● Problem details
Tell how many lines contain the word "Output". Reply with the number only.

● Records shown
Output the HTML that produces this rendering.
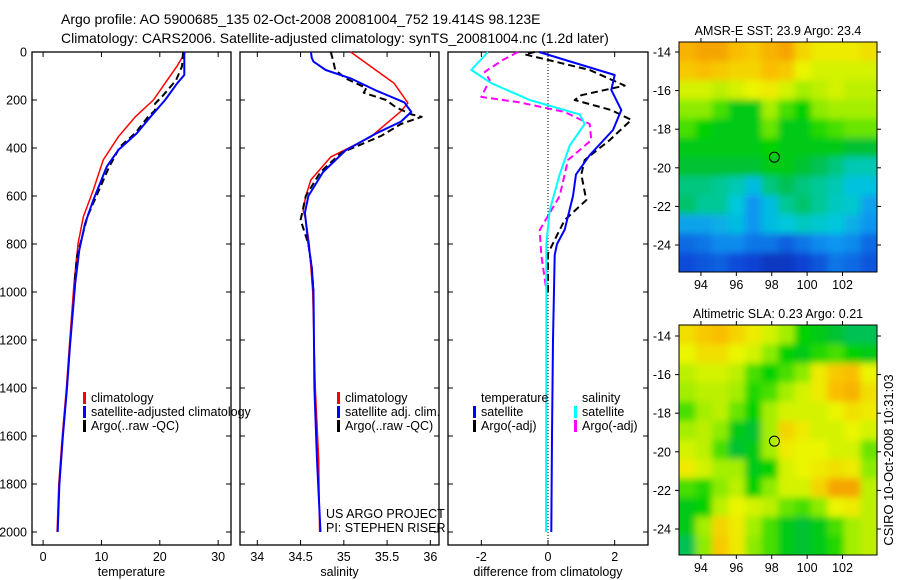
<!DOCTYPE html>
<html><head><meta charset="utf-8"><style>
html,body{margin:0;padding:0;background:#fff;}
svg{display:block;font-family:"Liberation Sans",sans-serif;}
</style></head><body>
<svg id="chart" width="900" height="580" viewBox="0 0 900 580">
<text x="61" y="24" font-size="14">Argo profile: AO 5900685_135 02-Oct-2008 20081004_752 19.414S 98.123E</text>
<text x="61" y="43" font-size="14">Climatology: CARS2006. Satellite-adjusted climatology: synTS_20081004.nc (1.2d later)</text>
<g id="panels"></g>
<g id="maps"></g>
<text transform="translate(893,460) rotate(-90)" text-anchor="middle" font-size="13">CSIRO 10-Oct-2008 10:31:03</text>
</svg>
<script>
// ---------- data ----------
const depthTicks = [0,200,400,600,800,1000,1200,1400,1600,1800,2000];
const tempTicks = [0,10,20,30];
const salTicks = [34,34.5,35,35.5,36];
const diffTicks = [-2,0,2];

const tClimDepth = [0,61,130,200,270,353,450,575,686,797,964,1229,1400,1600,1800,2000];
const tClim      = [24.4,22.9,20.9,18.9,15.8,12.9,10.3,8.6,6.9,6.0,5.3,4.5,4.0,3.3,2.7,2.4];
const tSatDepth  = [0,96,130,200,270,338,408,478,617,714,825,964,1229,1400,1600,1800,2000];
const tSat       = [24.2,24.2,23,20.9,18.4,16.1,12.9,10.9,8.6,7.2,6.2,5.5,4.6,4.1,3.4,2.8,2.5];
const tArgoDepth = [0,60,117,180,215,243,270,338,394,480,686,853,964];
const tArgo      = [24.0,23.8,22.8,20.6,19.2,19.2,18.0,15.8,13.2,11.3,7.6,5.8,5.4];

const sClimDepth = [0,130,212,247,354,437,533,600,660,700,800,1000,1400,1700,2000];
const sClim      = [35.08,35.58,35.74,35.66,35.31,34.85,34.62,34.56,34.53,34.56,34.6,34.64,34.67,34.71,34.72];
const sSatDepth  = [0,25,40,75,110,160,210,250,290,340,410,500,600,670,800,900,1000,1400,1700,2000];
const sSat       = [34.62,34.63,34.65,34.79,35.08,35.37,35.7,35.78,35.66,35.37,35.02,34.76,34.59,34.55,34.59,34.63,34.65,34.66,34.69,34.73];
const sArgoDepth = [0,40,75,110,150,170,200,230,260,270,300,350,420,500,600,700,800,900,1000];
const sArgo      = [34.85,34.88,34.9,35.02,35.26,35.23,35.49,35.6,35.78,35.9,35.66,35.43,34.97,34.73,34.56,34.5,34.59,34.63,34.65];

const dTSatDepth = [0,96,158,242,325,430,510,600,740,800,846,1200,1600,2000];
const dTSat      = [-0.27,2.0,1.9,2.2,1.95,1.25,0.84,0.75,0.5,0.27,0.2,0.15,0.12,0.1];
const dTArgoDepth= [0,10,33,75,140,180,200,242,283,367,450,510,617,700,783,840,1000];
const dTArgo     = [-0.4,-0.7,0,1.25,2.3,1.0,0.8,1.9,2.5,1.85,1.1,1.0,1.15,0.5,0.2,0,0];
const dSSatDepth = [0,75,130,200,260,300,390,510,660,800,1200,2000];
const dSSat      = [-1.8,-2.3,-1.7,-0.55,0.95,1.1,0.65,0.35,0.05,-0.05,-0.05,-0.06];
const dSArgoDepth= [0,33,83,117,187,210,250,300,367,450,600,742,846,990];
const dSArgo     = [-0.9,-1.35,-1.9,-1.75,-2.0,-0.85,0.5,1.25,1.3,0.6,0.35,-0.25,-0.2,-0.05];

const mapLonTicks = [94,96,98,100,102];
const mapLatTicks = [-14,-16,-18,-20,-22,-24];
const sstGrid = [
[.80,.82,.82,.78,.76,.80,.82,.74,.70,.70,.70,.72],
[.76,.78,.76,.74,.74,.78,.76,.68,.66,.66,.66,.66],
[.66,.66,.64,.66,.68,.70,.66,.62,.64,.66,.64,.64],
[.60,.60,.56,.50,.50,.62,.56,.52,.60,.62,.62,.62],
[.56,.52,.50,.50,.50,.58,.50,.50,.54,.56,.58,.58],
[.50,.50,.50,.50,.50,.52,.50,.50,.50,.50,.48,.48],
[.48,.48,.48,.48,.48,.50,.50,.48,.46,.44,.41,.41],
[.44,.44,.43,.41,.36,.44,.46,.44,.43,.41,.37,.37],
[.45,.43,.43,.38,.30,.36,.43,.45,.43,.40,.39,.32],
[.32,.32,.34,.36,.30,.36,.38,.40,.39,.38,.34,.30],
[.22,.24,.28,.28,.24,.24,.20,.24,.28,.30,.28,.22],
[.16,.18,.20,.16,.14,.10,.10,.14,.18,.24,.22,.18]];
const slaGrid = [
[.72,.76,.78,.74,.70,.66,.62,.52,.50,.48,.46,.46],
[.68,.72,.72,.68,.66,.60,.52,.50,.54,.56,.52,.50],
[.64,.66,.66,.64,.56,.52,.56,.60,.70,.76,.78,.68],
[.62,.64,.64,.62,.54,.56,.62,.66,.70,.78,.80,.72],
[.56,.62,.64,.58,.52,.62,.66,.66,.66,.68,.72,.70],
[.62,.64,.60,.50,.48,.62,.74,.70,.66,.66,.68,.66],
[.66,.64,.56,.48,.50,.62,.70,.68,.68,.66,.66,.58],
[.70,.66,.62,.62,.50,.52,.66,.68,.70,.72,.70,.60],
[.56,.54,.60,.64,.52,.60,.66,.66,.74,.82,.82,.64],
[.50,.52,.64,.68,.66,.64,.58,.56,.60,.68,.70,.64],
[.50,.62,.74,.70,.62,.56,.50,.48,.50,.56,.62,.64],
[.46,.60,.76,.70,.60,.56,.50,.48,.50,.54,.62,.64]];
const argoLon = 98.15, argoLat = -19.45;

// ---------- helpers ----------
const NS="http://www.w3.org/2000/svg";
function mk(tag, attrs, parent){const e=document.createElementNS(NS,tag);for(const k in attrs)e.setAttribute(k,attrs[k]);parent.appendChild(e);return e;}
const yD = d => 52 + d*0.24;
const panelsG = document.getElementById('panels');

function panel(name, x0, x1, xmin, xmax, xticks, fmt, xlabel, showY){
  const sx = v => x0 + (v-xmin)/(xmax-xmin)*(x1-x0);
  const g = mk('g',{},panelsG);
  
  
  const fr = mk('rect',{x:x0,y:52,width:x1-x0,height:493,fill:'none',stroke:'#000','stroke-width':1.3},g);
  
  
  depthTicks.forEach(d=>{
    mk('line',{x1:x0,x2:x0+5,y1:yD(d),y2:yD(d),stroke:'#000'},g);
    mk('line',{x1:x1-5,x2:x1,y1:yD(d),y2:yD(d),stroke:'#000'},g);
    if(showY){
      const t=mk('text',{x:x0-5,y:yD(d)+4.5,'text-anchor':'end','font-size':12.5},g);
      t.textContent=d;
      
      
    }
  });
  xticks.forEach(v=>{
    mk('line',{x1:sx(v),x2:sx(v),y1:52,y2:57,stroke:'#000'},g);
    mk('line',{x1:sx(v),x2:sx(v),y1:540,y2:545,stroke:'#000'},g);
    const t=mk('text',{x:sx(v),y:561,'text-anchor':'middle','font-size':12.5},g);
    t.textContent=fmt(v);
    
    
  });
  const xl=mk('text',{x:(x0+x1)/2,y:576,'text-anchor':'middle','font-size':12.5},g);
  xl.textContent=xlabel;
  
  
  return {g,sx};
}
function series(p, name, depths, vals, color, dashed, w){
  const pts = depths.map((d,i)=>p.sx(vals[i]).toFixed(1)+','+yD(d).toFixed(1)).join(' ');
  const l = mk('polyline',{points:pts,fill:'none',stroke:color,'stroke-width':w||2,'stroke-linejoin':'round'},p.g);
  if(dashed) l.setAttribute('stroke-dasharray','7,4');
  
  
}
function legend(g, x, y, color, text){
  mk('rect',{x:x,y:y-10,width:3,height:12,fill:color},g);
  const t=mk('text',{x:x+8,y:y,'font-size':12.5},g);
  t.textContent=text;
  
  
}

// panel 1
const p1 = panel('temperature-panel',32,231,-1.9,32.2,tempTicks,v=>v,'temperature',true);
series(p1,'temp-climatology-line',tClimDepth,tClim,'#f00',false,1.5);
series(p1,'temp-argo-line',tArgoDepth,tArgo,'#000',true,2);
series(p1,'temp-satellite-line',tSatDepth,tSat,'#00f',false,2);
legend(p1.g,83,402,'#f00','climatology');
legend(p1.g,83,416,'#00f','satellite-adjusted climatology');
legend(p1.g,83,430,'#000','Argo(..raw -QC)');

// panel 2
const p2 = panel('salinity-panel',240,439,33.8,36.1,salTicks,v=>v,'salinity',false);
series(p2,'sal-climatology-line',sClimDepth,sClim,'#f00',false,1.5);
series(p2,'sal-argo-line',sArgoDepth,sArgo,'#000',true,2);
series(p2,'sal-satellite-line',sSatDepth,sSat,'#00f',false,2);
legend(p2.g,337,402,'#f00','climatology');
legend(p2.g,337,416,'#00f','satellite adj. clim.');
legend(p2.g,337,430,'#000','Argo(..raw -QC)');
[['US ARGO PROJECT',518],['PI: STEPHEN RISER',532]].forEach(a=>{
  const t=mk('text',{x:326,y:a[1],'font-size':12.5},p2.g);
  t.textContent=a[0];
  
  
});

// panel 3
const p3 = panel('difference-panel',448,648,-3,3,diffTicks,v=>v,'difference from climatology',false);
mk('line',{x1:p3.sx(0),x2:p3.sx(0),y1:52,y2:545,stroke:'#000','stroke-dasharray':'1,2'},p3.g);
series(p3,'diff-temp-argo-line',dTArgoDepth,dTArgo,'#000',true,2);
series(p3,'diff-sal-argo-line',dSArgoDepth,dSArgo,'#f0f',true,2);
series(p3,'diff-temp-satellite-line',dTSatDepth,dTSat,'#00f',false,2);
series(p3,'diff-sal-satellite-line',dSSatDepth,dSSat,'#0ff',false,2);
[['temperature',481,402],['salinity',582,402]].forEach(a=>{
  const t=mk('text',{x:a[1],y:a[2],'font-size':12.5},p3.g);
  t.textContent=a[0];
  
  
});
legend(p3.g,473,416,'#00f','satellite');
legend(p3.g,473,430,'#000','Argo(-adj)');
legend(p3.g,574,416,'#0ff','satellite');
legend(p3.g,574,430,'#f0f','Argo(-adj)');

// ---------- maps ----------
const stops=[[0,[8,24,150]],[0.15,[16,70,215]],[0.3,[16,150,240]],[0.38,[0,200,220]],[0.43,[0,200,150]],[0.47,[0,190,60]],[0.52,[0,210,0]],[0.6,[140,235,0]],[0.68,[235,245,0]],[0.78,[250,190,0]],[0.88,[240,128,0]],[1,[220,60,0]]];
function cmap(v){
  for(let i=1;i<stops.length;i++){ if(v<=stops[i][0]){const a=stops[i-1],b=stops[i];const t=(v-a[0])/(b[0]-a[0]);
    return 'rgb('+a[1].map((c,k)=>Math.round(c+(b[1][k]-c)*t)).join(',')+')';}}
  return 'rgb(220,60,0)';
}
const mapsG=document.getElementById('maps');
const defs=mk('defs',{},mapsG);
const blur=mk('filter',{id:'bl',x:'-10%',y:'-10%',width:'120%',height:'120%'},defs);
mk('feGaussianBlur',{stdDeviation:3.5},blur);
function drawMap(name, grid, top, title, lat14y){
  const x0=679,x1=877,y0=top,y1=top+230;
  const lonMin=92.76, lonMax=102.97+(877-858)/19.4;
  const sx=v=>x0+(v-lonMin)/(lonMax-lonMin)*(x1-x0);
  const sy=v=>lat14y+(-14-v)*19.3;
  const g=mk('g',{},mapsG);
  
  
  const cp=mk('clipPath',{id:'cp'+top},defs);
  mk('rect',{x:x0,y:y0,width:x1-x0,height:y1-y0},cp);
  const cg=mk('g',{'clip-path':'url(#cp'+top+')'},g);
  const bg=mk('g',{filter:'url(#bl)'},cg);
  const rows=grid.length, cols=grid[0].length, cw=(x1-x0)/cols, ch=(y1-y0)/rows;
  grid.forEach((row,r)=>row.forEach((v,c)=>{
    let x=x0+c*cw, y=y0+r*ch, w=cw+0.6, h=ch+0.6;
    if(c===0){x-=20;w+=20;} if(c===cols-1){w+=20;}
    if(r===0){y-=20;h+=20;} if(r===rows-1){h+=20;}
    const cell=mk('rect',{x:x,y:y,width:w,height:h,fill:cmap(v)},bg);
    
    
  }));
  mk('rect',{x:x0,y:y0,width:x1-x0,height:y1-y0,fill:'none',stroke:'#000','stroke-width':1},g);
  mapLonTicks.forEach(v=>{
    mk('line',{x1:sx(v),x2:sx(v),y1:y0-4,y2:y0,stroke:'#000'},g);
    mk('line',{x1:sx(v),x2:sx(v),y1:y1,y2:y1+4,stroke:'#000'},g);
    const t=mk('text',{x:sx(v),y:y1+17,'text-anchor':'middle','font-size':12.5},g);
    t.textContent=v;
    
    
  });
  mapLatTicks.forEach(v=>{
    mk('line',{x1:x0-4,x2:x0,y1:sy(v),y2:sy(v),stroke:'#000'},g);
    mk('line',{x1:x1,x2:x1+4,y1:sy(v),y2:sy(v),stroke:'#000'},g);
    const t=mk('text',{x:x0-8,y:sy(v)+4.5,'text-anchor':'end','font-size':12.5},g);
    t.textContent=v;
    
    
  });
  const tt=mk('text',{x:(x0+x1)/2,y:y0-7,'text-anchor':'middle','font-size':12.5},g);
  tt.textContent=title;
  
  
  const m=mk('circle',{cx:sx(argoLon),cy:sy(argoLat),r:5,fill:'none',stroke:'#000','stroke-width':1},g);
  
  
}
drawMap('sst-map',sstGrid,42,'AMSR-E SST: 23.9 Argo: 23.4',52);
drawMap('sla-map',slaGrid,325,'Altimetric SLA: 0.23 Argo: 0.21',336);
</script>
</body></html>
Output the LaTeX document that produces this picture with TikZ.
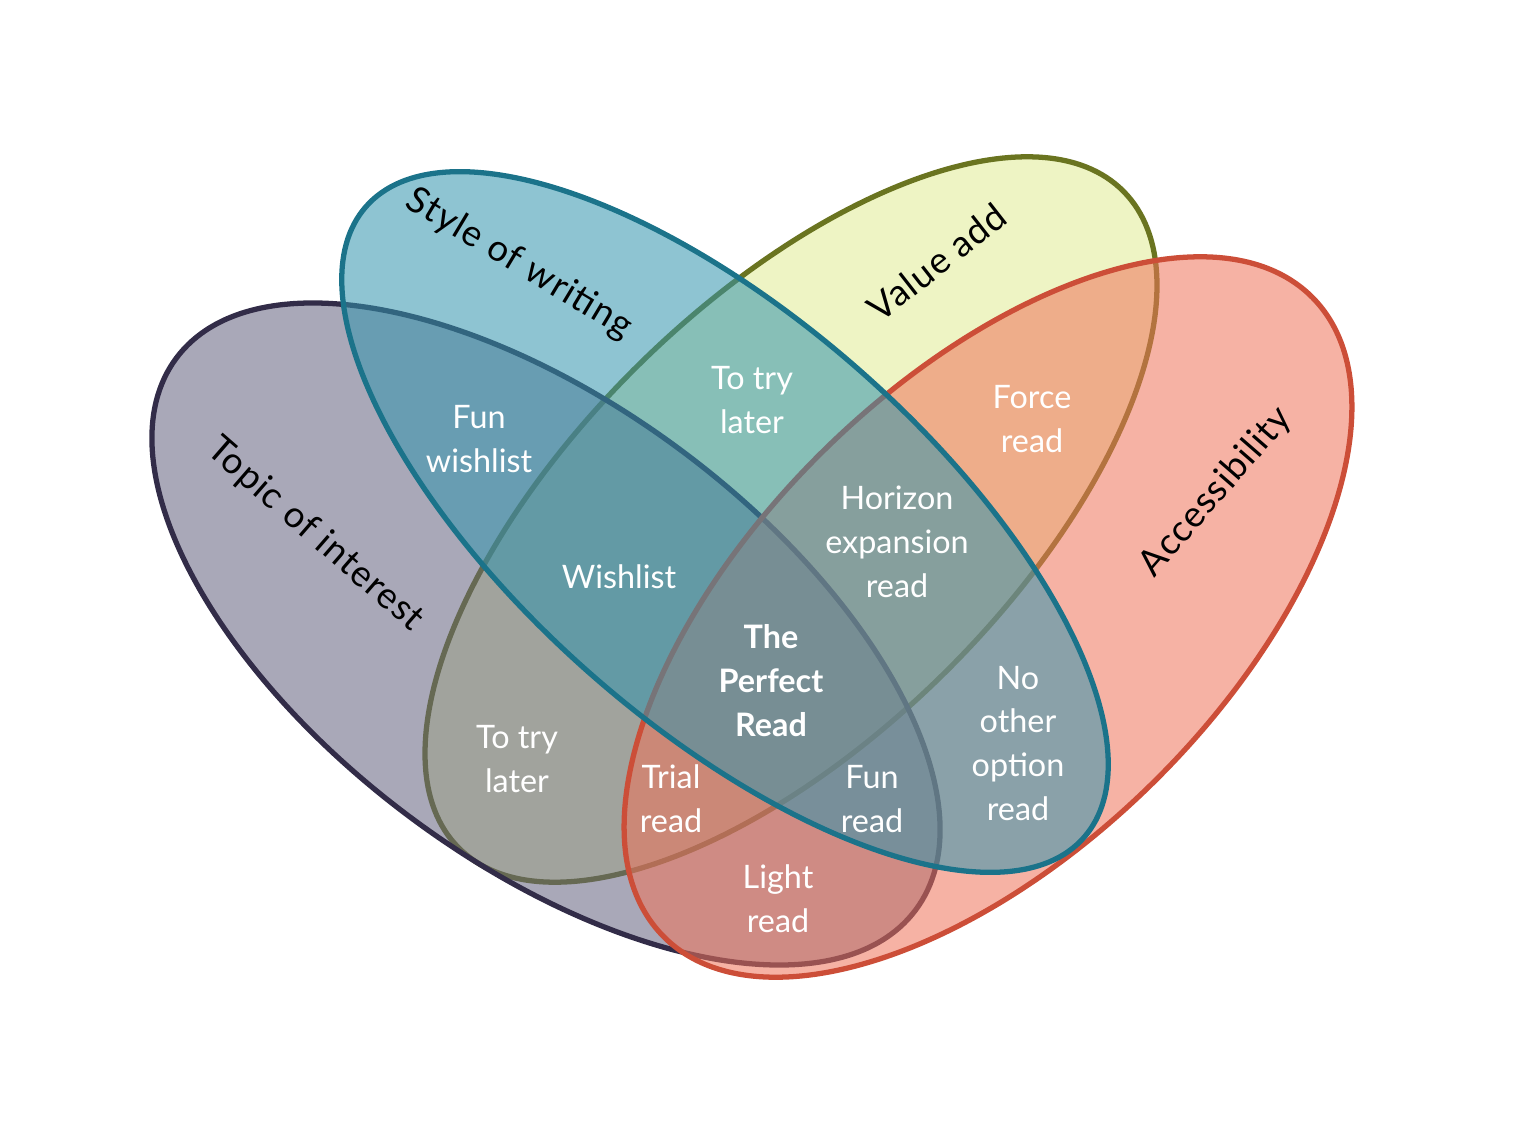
\documentclass[tikz,border=0pt]{standalone}
\usepackage{fontspec}
\setmainfont{Lato}
\newfontfamily\titlefont[LetterSpace=3]{Lato}
\definecolor{topicfill}{RGB}{99,97,126}
\definecolor{topicline}{RGB}{50,44,72}
\definecolor{stylefill}{RGB}{50,148,173}
\definecolor{styleline}{RGB}{27,115,138}
\definecolor{valuefill}{RGB}{224,235,148}
\definecolor{valueline}{RGB}{106,116,32}
\definecolor{accessfill}{RGB}{239,115,90}
\definecolor{accessline}{RGB}{204,78,56}
\begin{document}
\begin{tikzpicture}
  [set/.style={line width=1.5pt, fill opacity=0.55},
    region/.style={text=white, align=center,
    font=\fontsize{9.2}{12.5}\selectfont},
    title/.style={text=black,
    font=\titlefont\fontsize{10.4}{12}\selectfont}]
  \useasboundingbox (0,0) rectangle (15.15,11.42);
  % the four sets
  \draw[set, draw=valueline, fill=valuefill]
    (7.91,6.225) ellipse [x radius=4.672, y radius=2.171, rotate=44.6];
  \draw[set, draw=topicline, fill=topicfill]
    (5.46,5.08) ellipse [x radius=4.613, y radius=2.28, rotate=-36.75];
  \draw[set, draw=accessline, fill=accessfill]
    (9.88,5.25) ellipse [x radius=4.554, y radius=2.339, rotate=44.5];
  \draw[set, draw=styleline, fill=stylefill]
    (7.25,6.20) ellipse [x radius=4.779, y radius=2.028, rotate=-41.3];
  % set names
  \node[title, rotate=-41] (topic) at (3.15,6.07) {Topic of interest};
  \node[title, rotate=-31] (style) at (5.19,8.78) {Style of writing};
  \node[title, rotate=38] (value) at (9.37,8.80) {Value add};
  \node[title, rotate=49] (access) at (12.16,6.50) {Accessibility};
  % regions
  \node[region] (trytop) at (7.52,7.42) {To try\\later};
  \node[region] (funwish) at (4.79,7.03) {Fun\\wishlist};
  \node[region] (force) at (10.32,7.23) {Force\\read};
  \node[region] (horizon) at (8.97,6.005) {Horizon\\expansion\\read};
  \node[region] (wish) at (6.19,5.65) {Wishlist};
  \node[region, font=\fontsize{9.2}{12.5}\selectfont\bfseries]
    (perfect) at (7.71,4.61) {The\\Perfect\\Read};
  \node[region] (trybottom) at (5.17,3.83) {To try\\later};
  \node[region] (trial) at (6.71,3.43) {Trial\\read};
  \node[region] (funread) at (8.72,3.43) {Fun\\read};
  \node[region] (nooption) at (10.18,3.985) {No\\other\\option\\read};
  \node[region] (light) at (7.78,2.43) {Light\\read};
\end{tikzpicture}
\end{document}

● Exercise answer
2